Prep Time: 30 mins | Cook Time: 1 hr | Total Time: 1 hr 30 mis | Servings: 12 rollatini
Guilt-free and delicious! This Skinny Eggplant Rollatini is a gluten-free and low-carb meal made with sliced eggplants stuffed with Italian cheese and spinach.
1 clove garlic germ removed, minced
2 large eggplants
1 ½ c. shredded light mozzarella divided into ½ c. and 1 c.
½ c. shredded Parmesan
1 c. reduced fat ricotta 9 ounces/250 grams
9 ounces frozen spinach/250 grams, thawed and squeezed to remove as much liquid as possible
1 c. tomato passata or marinara
salt and pepper to taste
How to make Skinny Eggplant Rollatini
Step 1: Prepare the oven. Preheat it to 400 degrees F or 200 degrees C.
Step 2: After removing the ends of the eggplants, thinly slice them lengthwise. Grease the baking sheet using olive oil.
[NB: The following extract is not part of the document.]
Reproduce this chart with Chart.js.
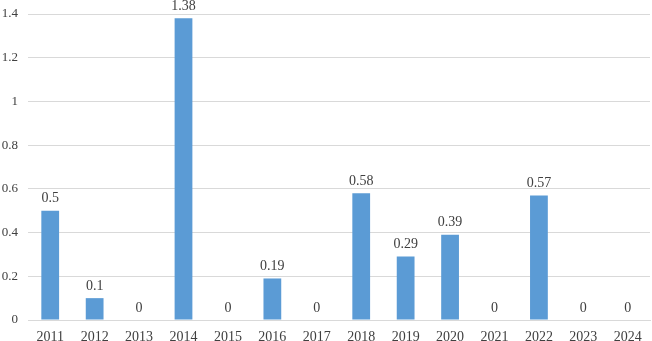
<!DOCTYPE html>
<html>
<head>
<meta charset="utf-8">
<script src="https://cdn.jsdelivr.net/npm/chart.js@4"></script>
<style>
  html, body { margin: 0; padding: 0; background: #fff; }
  #wrap { width: 652px; height: 341px; }
</style>
</head>
<body>
<div id="wrap"><canvas id="myChart"></canvas></div>
<script>
const years = ['2011','2012','2013','2014','2015','2016','2017','2018','2019','2020','2021','2022','2023','2024'];
const values = [0.5, 0.1, 0, 1.38, 0, 0.19, 0, 0.58, 0.29, 0.39, 0, 0.57, 0, 0];
const yTicks = [0, 0.2, 0.4, 0.6, 0.8, 1, 1.2, 1.4];

const serif = "'Liberation Serif', 'Times New Roman', serif";

// value labels above each bar
const barLabels = {
  id: 'barLabels',
  afterDatasetsDraw(chart) {
    const ctx = chart.ctx;
    const meta = chart.getDatasetMeta(0);
    ctx.save();
    ctx.font = '14px ' + serif;
    ctx.fillStyle = '#404040';
    ctx.textAlign = 'center';
    ctx.textBaseline = 'bottom';
    meta.data.forEach((bar, i) => {
      ctx.fillText(String(values[i]), bar.x, bar.y - 5);
    });
    ctx.restore();
  }
};

const ctx = document.getElementById('myChart').getContext('2d');
const myChart = new Chart(ctx, {
  type: 'bar',
  data: {
    labels: years,
    datasets: [{
      data: values,
      backgroundColor: '#5b9bd5',
      barPercentage: 0.4,
      categoryPercentage: 1
    }]
  },
  options: {
    responsive: true,
    maintainAspectRatio: false,
    animation: false,
    layout: { padding: { top: 14, right: 2, left: 0, bottom: 0 } },
    plugins: {
      legend: { display: false },
      tooltip: { enabled: false }
    },
    scales: {
      x: {
        grid: { display: false },
        border: { color: '#d9d9d9', width: 1 },
        ticks: { color: '#404040', font: { family: serif, size: 14 }, padding: 1, maxRotation: 0 },
        afterFit(scale) { scale.height = 21; }
      },
      y: {
        min: 0,
        max: 1.4,
        afterBuildTicks(scale) { scale.ticks = yTicks.map(v => ({ value: v })); },
        grid: { color: '#d9d9d9', lineWidth: 1, drawTicks: false },
        border: { display: false },
        ticks: {
          color: '#404040',
          font: { family: serif, size: 13 },
          padding: 10,
          callback: (v) => String(Math.round(v * 10) / 10)
        },
        afterFit(scale) {
          scale.width = 28;
          scale.paddingTop = 0;
        }
      }
    }
  },
  plugins: [barLabels]
});
</script>
</body>
</html>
On the baking sheet, place 12 slices of eggplant. You can bake in batches and use a single baking sheet or use two baking sheets.
Step 3: Place in the preheated oven and bake the eggplants for about 10 minutes. Once done, let them cool.
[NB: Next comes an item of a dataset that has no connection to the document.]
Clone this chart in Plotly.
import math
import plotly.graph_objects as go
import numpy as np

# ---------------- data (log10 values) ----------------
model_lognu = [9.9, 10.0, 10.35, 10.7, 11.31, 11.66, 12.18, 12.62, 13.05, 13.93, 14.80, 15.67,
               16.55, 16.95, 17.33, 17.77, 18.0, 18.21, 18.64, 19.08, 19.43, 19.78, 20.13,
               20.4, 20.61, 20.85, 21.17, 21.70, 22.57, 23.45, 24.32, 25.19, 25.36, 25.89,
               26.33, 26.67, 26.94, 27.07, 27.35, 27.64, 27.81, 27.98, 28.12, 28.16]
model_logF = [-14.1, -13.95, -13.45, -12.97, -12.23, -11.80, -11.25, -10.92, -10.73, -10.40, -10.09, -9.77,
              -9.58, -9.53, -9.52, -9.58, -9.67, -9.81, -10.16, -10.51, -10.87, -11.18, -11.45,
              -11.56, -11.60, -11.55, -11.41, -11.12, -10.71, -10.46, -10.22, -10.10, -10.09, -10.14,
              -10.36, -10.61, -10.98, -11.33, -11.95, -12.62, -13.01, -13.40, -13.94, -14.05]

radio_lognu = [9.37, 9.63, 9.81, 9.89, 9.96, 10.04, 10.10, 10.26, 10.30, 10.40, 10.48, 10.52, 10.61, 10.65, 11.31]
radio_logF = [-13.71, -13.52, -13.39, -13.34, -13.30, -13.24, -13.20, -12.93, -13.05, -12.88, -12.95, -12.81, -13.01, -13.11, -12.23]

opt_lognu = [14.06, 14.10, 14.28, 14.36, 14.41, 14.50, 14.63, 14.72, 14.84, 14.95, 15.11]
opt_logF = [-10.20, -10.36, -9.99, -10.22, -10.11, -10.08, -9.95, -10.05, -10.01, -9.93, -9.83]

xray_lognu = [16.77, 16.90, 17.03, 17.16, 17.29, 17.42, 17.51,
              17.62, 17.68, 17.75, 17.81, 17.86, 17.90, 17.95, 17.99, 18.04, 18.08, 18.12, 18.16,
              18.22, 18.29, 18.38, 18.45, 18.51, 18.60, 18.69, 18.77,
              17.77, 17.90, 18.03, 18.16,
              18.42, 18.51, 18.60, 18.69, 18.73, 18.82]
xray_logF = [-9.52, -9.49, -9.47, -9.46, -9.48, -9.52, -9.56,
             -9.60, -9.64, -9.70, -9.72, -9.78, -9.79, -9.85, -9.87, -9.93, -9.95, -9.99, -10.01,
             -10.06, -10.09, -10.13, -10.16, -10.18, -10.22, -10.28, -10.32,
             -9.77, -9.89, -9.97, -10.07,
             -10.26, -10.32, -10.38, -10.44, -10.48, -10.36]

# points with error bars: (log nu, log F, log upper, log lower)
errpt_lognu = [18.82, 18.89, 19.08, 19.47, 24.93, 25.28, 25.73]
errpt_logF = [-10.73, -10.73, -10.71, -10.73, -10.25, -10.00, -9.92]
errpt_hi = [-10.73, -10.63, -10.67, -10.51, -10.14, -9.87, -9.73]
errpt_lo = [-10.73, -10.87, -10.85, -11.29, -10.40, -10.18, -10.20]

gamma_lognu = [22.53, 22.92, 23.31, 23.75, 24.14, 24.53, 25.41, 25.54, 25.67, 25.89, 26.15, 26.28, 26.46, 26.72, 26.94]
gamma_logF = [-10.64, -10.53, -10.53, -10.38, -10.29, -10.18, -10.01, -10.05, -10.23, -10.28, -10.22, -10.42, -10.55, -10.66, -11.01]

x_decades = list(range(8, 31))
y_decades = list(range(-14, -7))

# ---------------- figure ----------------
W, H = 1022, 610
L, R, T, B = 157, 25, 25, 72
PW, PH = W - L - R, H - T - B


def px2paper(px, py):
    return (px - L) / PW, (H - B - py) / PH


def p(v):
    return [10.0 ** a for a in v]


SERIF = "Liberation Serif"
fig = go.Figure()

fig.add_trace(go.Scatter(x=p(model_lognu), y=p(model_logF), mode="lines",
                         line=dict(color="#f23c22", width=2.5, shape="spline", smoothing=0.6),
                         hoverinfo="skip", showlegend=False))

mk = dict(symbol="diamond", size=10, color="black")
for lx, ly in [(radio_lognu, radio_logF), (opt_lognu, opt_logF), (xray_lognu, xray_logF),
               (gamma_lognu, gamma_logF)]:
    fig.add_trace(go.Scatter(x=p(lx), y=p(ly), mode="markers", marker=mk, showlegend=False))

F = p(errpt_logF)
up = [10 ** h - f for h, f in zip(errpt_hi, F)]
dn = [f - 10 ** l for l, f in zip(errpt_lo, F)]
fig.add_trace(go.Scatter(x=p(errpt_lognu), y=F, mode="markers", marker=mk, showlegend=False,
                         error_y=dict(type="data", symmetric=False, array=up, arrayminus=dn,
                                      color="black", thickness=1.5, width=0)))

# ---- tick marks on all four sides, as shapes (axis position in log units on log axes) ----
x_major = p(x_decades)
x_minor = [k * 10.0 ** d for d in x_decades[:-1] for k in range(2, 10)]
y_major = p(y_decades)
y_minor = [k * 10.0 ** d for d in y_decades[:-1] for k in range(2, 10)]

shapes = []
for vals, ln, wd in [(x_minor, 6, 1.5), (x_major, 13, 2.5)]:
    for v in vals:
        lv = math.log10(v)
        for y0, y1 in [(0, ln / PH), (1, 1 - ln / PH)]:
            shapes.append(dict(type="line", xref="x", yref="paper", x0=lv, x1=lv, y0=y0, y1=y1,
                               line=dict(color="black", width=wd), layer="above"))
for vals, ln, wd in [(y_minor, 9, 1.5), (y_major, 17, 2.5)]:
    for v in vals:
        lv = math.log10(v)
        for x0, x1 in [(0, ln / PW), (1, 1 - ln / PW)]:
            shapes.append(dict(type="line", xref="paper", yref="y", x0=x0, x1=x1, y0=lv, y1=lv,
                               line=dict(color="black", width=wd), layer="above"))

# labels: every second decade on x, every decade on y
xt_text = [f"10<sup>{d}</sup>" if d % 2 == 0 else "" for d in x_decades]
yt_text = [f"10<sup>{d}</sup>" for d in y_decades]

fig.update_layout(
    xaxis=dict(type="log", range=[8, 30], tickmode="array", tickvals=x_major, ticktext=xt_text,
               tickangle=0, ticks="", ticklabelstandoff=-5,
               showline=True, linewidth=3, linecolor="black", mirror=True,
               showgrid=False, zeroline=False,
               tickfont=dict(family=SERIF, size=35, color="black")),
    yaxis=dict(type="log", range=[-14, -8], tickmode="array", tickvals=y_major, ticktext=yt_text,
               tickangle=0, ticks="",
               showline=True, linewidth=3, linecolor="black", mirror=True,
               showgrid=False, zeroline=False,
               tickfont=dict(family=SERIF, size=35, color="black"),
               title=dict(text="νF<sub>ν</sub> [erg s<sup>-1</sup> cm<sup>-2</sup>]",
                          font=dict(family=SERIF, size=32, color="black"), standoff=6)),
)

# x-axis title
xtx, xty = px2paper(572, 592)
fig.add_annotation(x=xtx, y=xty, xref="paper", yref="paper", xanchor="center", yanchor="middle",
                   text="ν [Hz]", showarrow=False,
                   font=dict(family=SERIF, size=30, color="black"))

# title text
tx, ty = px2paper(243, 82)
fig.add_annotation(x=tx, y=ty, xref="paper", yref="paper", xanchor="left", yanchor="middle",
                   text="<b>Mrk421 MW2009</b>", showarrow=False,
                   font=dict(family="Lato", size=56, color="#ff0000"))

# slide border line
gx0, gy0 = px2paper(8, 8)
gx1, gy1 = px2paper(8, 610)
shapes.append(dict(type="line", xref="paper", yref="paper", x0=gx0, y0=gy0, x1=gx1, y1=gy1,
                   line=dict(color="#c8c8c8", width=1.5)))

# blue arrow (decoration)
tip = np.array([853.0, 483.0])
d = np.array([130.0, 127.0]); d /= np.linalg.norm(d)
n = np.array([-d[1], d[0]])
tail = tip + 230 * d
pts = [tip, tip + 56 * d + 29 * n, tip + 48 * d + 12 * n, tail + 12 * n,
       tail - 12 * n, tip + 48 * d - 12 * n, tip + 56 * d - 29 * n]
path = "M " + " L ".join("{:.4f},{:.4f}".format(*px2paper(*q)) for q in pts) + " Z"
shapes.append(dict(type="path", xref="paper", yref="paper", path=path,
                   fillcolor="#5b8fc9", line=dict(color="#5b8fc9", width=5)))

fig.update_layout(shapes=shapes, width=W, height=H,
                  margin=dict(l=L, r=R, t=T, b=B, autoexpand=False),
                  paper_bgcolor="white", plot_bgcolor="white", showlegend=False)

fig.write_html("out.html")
Step 4: In the meantime, place the ricotta, mozzarella (½ c.), Parmesan, spinach, egg, and garlic in a bowl to make the ricotta/spinach mixture. Mix well until combined and season to taste.
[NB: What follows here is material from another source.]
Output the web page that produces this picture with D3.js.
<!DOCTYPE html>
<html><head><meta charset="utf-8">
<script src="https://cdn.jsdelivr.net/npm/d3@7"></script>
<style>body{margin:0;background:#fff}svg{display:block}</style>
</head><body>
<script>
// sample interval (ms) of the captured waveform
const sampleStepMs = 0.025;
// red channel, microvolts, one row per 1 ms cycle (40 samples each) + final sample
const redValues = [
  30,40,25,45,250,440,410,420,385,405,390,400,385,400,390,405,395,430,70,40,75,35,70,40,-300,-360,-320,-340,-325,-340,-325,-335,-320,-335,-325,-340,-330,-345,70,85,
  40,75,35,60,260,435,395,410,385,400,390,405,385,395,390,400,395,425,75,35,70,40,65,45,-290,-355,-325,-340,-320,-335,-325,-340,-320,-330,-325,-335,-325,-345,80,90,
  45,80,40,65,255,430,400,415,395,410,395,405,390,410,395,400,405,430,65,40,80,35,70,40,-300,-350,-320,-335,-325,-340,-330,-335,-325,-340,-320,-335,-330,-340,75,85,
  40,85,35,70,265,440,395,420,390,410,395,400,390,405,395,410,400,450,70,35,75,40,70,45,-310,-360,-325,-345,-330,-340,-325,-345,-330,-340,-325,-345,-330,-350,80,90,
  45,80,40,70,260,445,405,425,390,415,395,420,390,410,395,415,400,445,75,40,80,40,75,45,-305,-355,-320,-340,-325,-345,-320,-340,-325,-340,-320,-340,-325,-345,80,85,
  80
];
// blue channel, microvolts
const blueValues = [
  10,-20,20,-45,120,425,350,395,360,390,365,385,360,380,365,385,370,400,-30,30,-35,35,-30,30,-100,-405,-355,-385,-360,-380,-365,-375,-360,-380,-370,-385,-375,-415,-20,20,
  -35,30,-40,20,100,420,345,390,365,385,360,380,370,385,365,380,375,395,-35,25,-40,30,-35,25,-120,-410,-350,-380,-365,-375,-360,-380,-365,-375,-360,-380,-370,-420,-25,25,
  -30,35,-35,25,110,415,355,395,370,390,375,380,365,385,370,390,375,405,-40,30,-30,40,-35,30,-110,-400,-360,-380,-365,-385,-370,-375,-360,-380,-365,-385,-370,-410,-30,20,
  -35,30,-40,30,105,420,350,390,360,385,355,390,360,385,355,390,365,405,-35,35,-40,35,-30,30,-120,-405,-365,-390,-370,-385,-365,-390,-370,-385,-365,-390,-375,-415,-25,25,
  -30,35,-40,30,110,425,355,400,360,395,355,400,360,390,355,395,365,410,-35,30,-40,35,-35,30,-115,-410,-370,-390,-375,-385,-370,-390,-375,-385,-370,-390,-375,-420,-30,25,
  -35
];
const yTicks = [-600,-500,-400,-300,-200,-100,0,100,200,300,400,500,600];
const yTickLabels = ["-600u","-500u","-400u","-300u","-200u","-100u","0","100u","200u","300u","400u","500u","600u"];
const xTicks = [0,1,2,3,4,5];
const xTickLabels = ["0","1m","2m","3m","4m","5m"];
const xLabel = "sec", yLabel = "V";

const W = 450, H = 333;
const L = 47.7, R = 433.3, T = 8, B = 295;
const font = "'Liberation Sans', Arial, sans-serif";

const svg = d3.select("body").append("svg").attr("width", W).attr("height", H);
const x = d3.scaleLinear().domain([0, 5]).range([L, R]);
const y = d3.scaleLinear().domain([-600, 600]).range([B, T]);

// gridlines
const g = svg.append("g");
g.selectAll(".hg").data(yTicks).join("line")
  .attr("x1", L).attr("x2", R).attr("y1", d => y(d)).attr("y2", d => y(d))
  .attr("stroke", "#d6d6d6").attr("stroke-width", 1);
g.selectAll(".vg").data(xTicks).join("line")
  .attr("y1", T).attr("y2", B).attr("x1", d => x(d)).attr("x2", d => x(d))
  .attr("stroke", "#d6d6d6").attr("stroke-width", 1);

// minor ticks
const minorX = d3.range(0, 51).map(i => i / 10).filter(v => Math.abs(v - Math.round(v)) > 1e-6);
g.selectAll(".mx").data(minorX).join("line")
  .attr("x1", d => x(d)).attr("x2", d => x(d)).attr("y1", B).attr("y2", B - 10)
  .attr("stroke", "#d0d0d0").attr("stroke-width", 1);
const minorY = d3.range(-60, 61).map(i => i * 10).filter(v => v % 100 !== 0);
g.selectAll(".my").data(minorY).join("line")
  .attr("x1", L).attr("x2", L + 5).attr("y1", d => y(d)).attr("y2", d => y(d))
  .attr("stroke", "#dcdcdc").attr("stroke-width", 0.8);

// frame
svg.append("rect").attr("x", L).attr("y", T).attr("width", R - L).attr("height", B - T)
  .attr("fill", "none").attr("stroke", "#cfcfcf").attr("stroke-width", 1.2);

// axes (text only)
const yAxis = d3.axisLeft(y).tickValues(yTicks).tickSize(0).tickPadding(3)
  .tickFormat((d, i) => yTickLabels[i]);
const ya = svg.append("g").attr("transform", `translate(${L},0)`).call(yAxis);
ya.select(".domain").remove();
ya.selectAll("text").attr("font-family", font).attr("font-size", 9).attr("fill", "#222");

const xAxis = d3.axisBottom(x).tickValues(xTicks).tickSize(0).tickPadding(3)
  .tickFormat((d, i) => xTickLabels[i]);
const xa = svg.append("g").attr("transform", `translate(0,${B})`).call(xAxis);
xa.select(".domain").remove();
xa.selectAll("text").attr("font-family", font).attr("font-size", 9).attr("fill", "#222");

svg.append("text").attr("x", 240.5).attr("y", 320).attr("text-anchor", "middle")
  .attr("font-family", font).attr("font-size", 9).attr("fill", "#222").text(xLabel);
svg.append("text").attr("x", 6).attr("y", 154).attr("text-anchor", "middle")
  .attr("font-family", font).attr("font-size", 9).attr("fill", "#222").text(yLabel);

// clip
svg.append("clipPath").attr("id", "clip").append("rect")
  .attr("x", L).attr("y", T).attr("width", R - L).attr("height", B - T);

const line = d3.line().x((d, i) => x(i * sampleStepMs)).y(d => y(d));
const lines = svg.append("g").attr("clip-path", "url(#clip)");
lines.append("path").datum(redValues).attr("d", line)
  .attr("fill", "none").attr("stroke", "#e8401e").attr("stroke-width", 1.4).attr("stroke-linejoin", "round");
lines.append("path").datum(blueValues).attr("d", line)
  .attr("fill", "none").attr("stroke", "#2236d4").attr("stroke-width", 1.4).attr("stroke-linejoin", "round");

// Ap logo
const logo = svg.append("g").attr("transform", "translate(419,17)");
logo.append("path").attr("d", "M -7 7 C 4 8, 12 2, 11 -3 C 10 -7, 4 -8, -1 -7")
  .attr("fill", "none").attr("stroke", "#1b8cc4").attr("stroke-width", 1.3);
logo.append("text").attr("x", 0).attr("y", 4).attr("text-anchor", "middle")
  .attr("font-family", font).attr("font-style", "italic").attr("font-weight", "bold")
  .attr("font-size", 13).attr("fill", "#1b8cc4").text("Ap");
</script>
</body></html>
Step 5: On the bottom of a large baking dish, spread a half cup of tomato sauce.
Step 6: On an eggplant slice, spread about 2 tablespoons of the ricotta/spinach mixture. Roll the slice and place it in the prepared dish, seam side down. Repeat with the rest of the eggplant slices.
Step 7: On top, spread the rest of the tomato sauce and sprinkle with the rest of the cheese.
Step 8: Tent the dish with foil and adjust the oven temperature to 350 degrees F. Bake for about 45 minutes. Uncover and bake for additional 15 minutes or until the cheese is golden brown.
Step 9: Let the Rollatini cool before serving. Enjoy!